Extraído do release que me foi enviado, o trecho acima resume o enredo de "Big Jato", em cartaz no Teatro do Jockey. Baseado no romance homônimo de Xico Sá, o espetáculo chega à cena com direção de Morgana Kretzmann, dramaturgia de Morgana e Diogo Camargos, e interpretação deste último.

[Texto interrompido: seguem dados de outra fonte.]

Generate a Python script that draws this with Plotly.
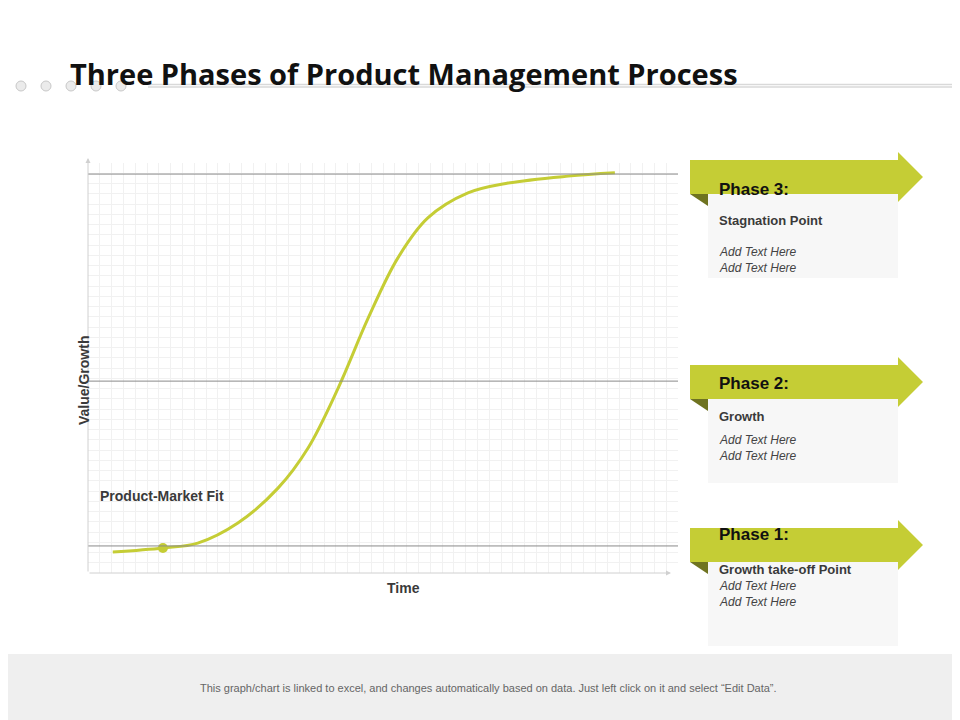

Não li o livro de Xico Sá, mas pelo que pude dele apreender certamente o adoraria. E um dos aspectos que mais me seduziu é a relação que o protagonista estabelece, ao longo da narrativa, com seu pai e seu tio. O primeiro, ainda que severo e intransigente em seus princípios, é seu ídolo. Já o segundo, de mente mais libertária, o leva a amar os Beatles e a perceber que o mundo não se limita à aridez do sertão. Tal dualidade de relações, tão contraditórias, permite ao menino um permanente exercício de reflexão, que contribui para finalmente faze-lo optar pelo caminho que mais lhe interessa. 

Afora isso, o texto nos mostra uma grande quantidade de personagens, sempre curiosos e singulares, com os quais o protagonista se relaciona e que permite ao espectador entrar em contato com uma realidade ao mesmo tempo áspera e lúdica, certamente severa, mas nem por isso desprovida de imaginação e poesia. Sob todos os aspectos, um texto excelente.

Com relação ao espetáculo, Morgana Kretzmann impõe à cena uma dinâmica que cativa o espectador desde o início, tanto pela criatividade das marcações e precisão dos tempos rítmicos como pelo humor que extrai das mais diversas situações, inclusive daquelas não isentas de alguma dramaticidade - isso não significa que a encenadora procure fazer graça, mas sim que consegue perceber que muitas situações dramáticas não deixam de conter um potencial humorístico, dependendo da forma como sejam trabalhadas. 

Na pele do protagonista e também encarnando vários personagens (masculinos e femininos), Diogo Camargos exibe grande versatilidade e notável potencial para a comédia. Possuidor de ótima voz, excelente trabalho corporal, forte presença cênica e grande carisma, o jovem ator reúne todas as condições para fazer uma brilhante carreira no teatro. Assim, só me resta desejar que os sempre caprichosos deuses do teatro abençoem sua trajetória artística.

Na equipe técnica, Desforma CreativeArt responde por uma cenografia despojada e eficiente, os mesmos predicados presentes no figurino de Luciana Mac Dowell e na iluminação de Walace Furtado, cabendo ainda destacar as excelentes trilha sonora (Vinícius Campos e Joyce Santiago) e músicas originais (Joyce e Leonardo Miranda).

BIG JATO - Texto de Xico Sá. Dramaturgia de Morgana Kretzmann e Diogo Camargos. Direção de Morgana Kretzmann. Com Diogo Camargos. Teatro do Jockey. Sexta a domingo, 21h.